Tectonic shifts: news on datum modernisation from #Locate19

By on 24 April, 2019

Three gurus of geodesy presented a comprehensive, practical session on the newest changes to Australian datums — and how to use them.

Captained by Tasmania’s Surveyor-General Michael Giudici, NSW Spatial Services’ Joel Haasdyk and Geoscience Australia’s Nicholas Brown, the datum modernisation session at #Locate19 was packed with hands-on, take-home advice for those working with datum in any capacity.

The presentations featured detailed updates on the implementation of GDA2020 and upgrades to the Australian Geospatial Reference System, coupled with practical advice for individuals and organisations, who may be at different stages in their transition.

Tasmania’s Surveyor-General Michael Giudici kicked off the presentations with an overview and background to the changes, valuable context around the upgrades to Australia’s positioning capability planned for the coming decade, in the form of space- and ground-based GNSS augmentation systems.

Giudici’s presentation focused around the issue of the web mercator dilemma — the issue of the WGS84 ‘hub’ and its ubiquity in the online mapping world, which has led to the deprecation of the EPSG code defining transformation parameters between WGS84 and GDA94.

The answer to this problem, which calls for dramatic improvements to coordinate transformations and systems for a range of GIS software and open source libraries — is a coordinated international effort, for which target funding was reached in May 2018.

On the back of the international effort, the ICSM has engaged North Road Pty Ltd to undertake the work program for the Australian effort, a project being managed by Mercury Project Solutions.

A key date highlighted by Giudici was June 30, 2020 — the date by which ANZLIC member agencies in Australian states and territories have committed to be ready to deliver and receive foundation spatial data on the GDA2020 datum. Mark your calendars, folks.

ICSM have engaged Michael Barwick from Geoscience Australia to manage review of the existing implementation plan, and GA have made communications officer Kathryn Owens available for ongoing datum and positioning communications.

Joel Haasdyk, program manager for the NSW implementation for GDA2020 was up next, with a punchy presentation outlining and explaining the key phases in the program.

2018 saw the preparation phase, while the enabling phase is in full swing in 2019, and the adoption phase beginning from Jan 1 2020, at which point we can expect to see registered survey plans on GDA2020.

Key messages from Haasdyk’s practically-focused talk included emphasising the support for both GDA94 and GDA2020 throughout the projected implementation, to support entities at all stages of the transition to GDA2020.

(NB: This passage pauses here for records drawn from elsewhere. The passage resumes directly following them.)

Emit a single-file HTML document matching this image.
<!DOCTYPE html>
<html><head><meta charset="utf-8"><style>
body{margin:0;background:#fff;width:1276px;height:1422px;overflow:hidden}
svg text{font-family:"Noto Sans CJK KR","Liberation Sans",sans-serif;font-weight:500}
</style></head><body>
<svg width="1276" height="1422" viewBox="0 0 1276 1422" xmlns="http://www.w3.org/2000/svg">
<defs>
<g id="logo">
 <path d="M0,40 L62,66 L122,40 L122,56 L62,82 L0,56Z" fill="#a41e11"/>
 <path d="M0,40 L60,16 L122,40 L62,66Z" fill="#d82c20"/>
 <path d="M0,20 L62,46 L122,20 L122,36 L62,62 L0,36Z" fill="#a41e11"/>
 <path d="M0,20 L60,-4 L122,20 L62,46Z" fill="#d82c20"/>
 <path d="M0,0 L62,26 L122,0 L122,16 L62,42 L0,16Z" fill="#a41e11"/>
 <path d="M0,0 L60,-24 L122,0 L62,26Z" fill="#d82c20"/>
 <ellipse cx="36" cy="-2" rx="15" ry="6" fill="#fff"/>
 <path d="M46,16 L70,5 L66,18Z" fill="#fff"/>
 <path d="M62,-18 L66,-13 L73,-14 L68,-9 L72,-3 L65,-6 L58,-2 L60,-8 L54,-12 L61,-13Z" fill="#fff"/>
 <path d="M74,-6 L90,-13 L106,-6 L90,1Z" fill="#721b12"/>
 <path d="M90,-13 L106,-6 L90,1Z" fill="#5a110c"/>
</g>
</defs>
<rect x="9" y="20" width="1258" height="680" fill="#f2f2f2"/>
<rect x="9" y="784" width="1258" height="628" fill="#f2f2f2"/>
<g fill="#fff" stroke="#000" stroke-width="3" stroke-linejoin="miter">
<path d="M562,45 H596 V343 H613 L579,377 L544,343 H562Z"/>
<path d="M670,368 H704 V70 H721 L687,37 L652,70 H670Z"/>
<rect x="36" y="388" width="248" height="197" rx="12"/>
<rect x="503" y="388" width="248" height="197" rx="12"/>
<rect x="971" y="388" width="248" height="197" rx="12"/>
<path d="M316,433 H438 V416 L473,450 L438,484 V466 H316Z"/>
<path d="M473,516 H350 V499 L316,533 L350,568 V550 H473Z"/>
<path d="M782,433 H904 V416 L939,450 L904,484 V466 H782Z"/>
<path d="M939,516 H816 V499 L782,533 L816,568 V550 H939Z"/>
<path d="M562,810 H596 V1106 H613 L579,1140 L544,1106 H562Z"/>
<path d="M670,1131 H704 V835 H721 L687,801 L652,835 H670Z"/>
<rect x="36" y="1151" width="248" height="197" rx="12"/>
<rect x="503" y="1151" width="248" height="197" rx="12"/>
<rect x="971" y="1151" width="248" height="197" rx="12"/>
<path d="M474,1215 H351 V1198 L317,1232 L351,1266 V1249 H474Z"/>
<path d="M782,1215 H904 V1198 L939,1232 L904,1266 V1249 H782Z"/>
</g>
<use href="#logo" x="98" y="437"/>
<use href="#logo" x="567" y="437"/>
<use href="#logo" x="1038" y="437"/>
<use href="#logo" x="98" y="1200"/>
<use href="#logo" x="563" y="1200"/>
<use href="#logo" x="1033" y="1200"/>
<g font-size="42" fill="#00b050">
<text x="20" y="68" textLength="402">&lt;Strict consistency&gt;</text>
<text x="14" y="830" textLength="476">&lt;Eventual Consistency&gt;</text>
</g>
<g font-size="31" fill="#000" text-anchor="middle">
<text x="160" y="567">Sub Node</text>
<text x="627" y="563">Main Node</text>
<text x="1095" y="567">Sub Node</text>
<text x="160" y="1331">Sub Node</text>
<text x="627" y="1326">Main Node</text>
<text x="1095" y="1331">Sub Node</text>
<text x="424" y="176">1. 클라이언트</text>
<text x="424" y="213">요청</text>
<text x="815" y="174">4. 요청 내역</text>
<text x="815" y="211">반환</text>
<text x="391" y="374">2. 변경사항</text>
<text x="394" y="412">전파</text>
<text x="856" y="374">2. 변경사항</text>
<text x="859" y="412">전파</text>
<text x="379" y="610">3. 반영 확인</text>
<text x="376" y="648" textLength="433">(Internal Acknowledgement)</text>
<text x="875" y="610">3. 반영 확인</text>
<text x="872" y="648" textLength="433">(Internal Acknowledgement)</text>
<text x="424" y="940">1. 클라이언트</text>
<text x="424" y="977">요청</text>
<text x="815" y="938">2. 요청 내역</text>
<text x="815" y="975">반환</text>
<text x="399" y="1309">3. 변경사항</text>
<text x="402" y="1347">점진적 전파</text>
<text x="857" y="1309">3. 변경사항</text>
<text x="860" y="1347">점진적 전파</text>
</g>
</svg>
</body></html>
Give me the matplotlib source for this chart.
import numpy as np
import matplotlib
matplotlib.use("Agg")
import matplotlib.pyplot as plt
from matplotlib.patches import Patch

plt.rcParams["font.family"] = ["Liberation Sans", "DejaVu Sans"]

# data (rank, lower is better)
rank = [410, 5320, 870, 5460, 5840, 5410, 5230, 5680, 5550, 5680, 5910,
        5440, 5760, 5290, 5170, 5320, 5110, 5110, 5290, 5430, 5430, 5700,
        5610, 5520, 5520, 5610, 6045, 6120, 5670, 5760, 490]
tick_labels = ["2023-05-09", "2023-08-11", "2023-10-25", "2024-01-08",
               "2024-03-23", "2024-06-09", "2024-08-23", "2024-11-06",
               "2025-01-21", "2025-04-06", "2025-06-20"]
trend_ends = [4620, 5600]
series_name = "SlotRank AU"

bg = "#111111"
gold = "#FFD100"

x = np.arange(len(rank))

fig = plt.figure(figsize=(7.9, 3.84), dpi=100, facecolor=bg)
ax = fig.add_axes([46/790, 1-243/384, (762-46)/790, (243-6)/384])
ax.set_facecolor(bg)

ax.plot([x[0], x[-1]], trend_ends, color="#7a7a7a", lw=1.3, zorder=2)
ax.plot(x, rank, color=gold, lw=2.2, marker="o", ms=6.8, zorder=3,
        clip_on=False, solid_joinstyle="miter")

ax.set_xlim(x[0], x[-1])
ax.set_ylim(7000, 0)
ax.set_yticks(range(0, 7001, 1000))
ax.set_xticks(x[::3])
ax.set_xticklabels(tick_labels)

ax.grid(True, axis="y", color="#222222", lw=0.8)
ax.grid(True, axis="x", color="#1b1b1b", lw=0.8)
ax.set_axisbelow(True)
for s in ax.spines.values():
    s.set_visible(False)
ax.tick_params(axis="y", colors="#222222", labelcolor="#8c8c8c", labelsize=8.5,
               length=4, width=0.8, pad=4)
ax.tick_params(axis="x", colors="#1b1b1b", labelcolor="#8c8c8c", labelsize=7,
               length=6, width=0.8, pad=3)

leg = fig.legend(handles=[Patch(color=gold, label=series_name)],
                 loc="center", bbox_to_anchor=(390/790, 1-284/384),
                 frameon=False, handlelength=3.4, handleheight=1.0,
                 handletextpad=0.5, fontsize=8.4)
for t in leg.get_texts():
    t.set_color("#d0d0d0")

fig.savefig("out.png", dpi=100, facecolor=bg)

Walking through the circumstances in which particular tools should be used, such as the time-dependent Australian Terrestrial Reference Frame’s nature in accounting for plate motion and deformation, and circumstances in which AUSGeoid2020 should be used to calculate heights were noted carefully by the assembled crowd.

The static nature of GDA2020 was emphasised, and an illuminating background to the drivers necessitating the updates to datum, and the national adjustment process using the Plate Motion Model were outlined, followed up by hands-on illustrations of how to utilise these new products in a GIS or surveying workflow.

The portion of Mr. Haasdyk’s talk on ‘on-the-fly’ transformation from GDA94 to GDA2020 in QGIS and Esri workflows was of particular value, as was walking through the online transformation service and accessing the NTv2 transformation grids.

Rounding out the presentation were a rundown of the data infrastructure to support both GDA94 and GDA2020-based workflows, and a detailed breakdown of NSW’s adoption timeline.

Nick Brown took the podium for the final presentation of the session, a detailed analysis of the recent and impending changes to the Australian Geospatial Reference System, in preparation for national positioning accuracy of 5 to 10 centimetres.

Brown led by defining the needs for updating datums, infrastructure, models and standards by outlining key initiatives and developments that will rely on it, colossal in scope: Cadastre 2034, the 2026Agenda, Digital Earth Australia, the national positioning infrastructure and rapid uptake of BIM and Internet of Things initiatives.

The core message was that this massive program of upgrades was needed to meet the emerging needs of new users across a wide array of verticals — the uptake of geodetic data products is no longer a niche need.

Drilling down into those needs was fascinating. Emerging markets such as the autonomous transport space and contemporary location-based service demand real-time, high precision positioning services aligned to a global, time-dependent reference frame — such as those in which GNSS services operate.

In a survey of 170 respondents of height reference frame users, 70 percent needed absolute accuracy better than 5 centimetres, and 50 percent needed relative accuracy better than one centimetre.

Based on these results, a critical note is that this level of accuracy is not achievable with AUSGeoid2020, which is only capable of 6-13 centimetre accuracy — a new Australian Vertical Working Service must be employed for greater vertical accuracy, which can deliver 1-8 centimetres.

A final walkthrough on how Australian datums interact rounded out a heavyweight, pragmatic afternoon that demonstrated the rapidly increasing importance of highly accurate datums to a range of future industries — and that it is a field that Australia is becoming an emerging leader within.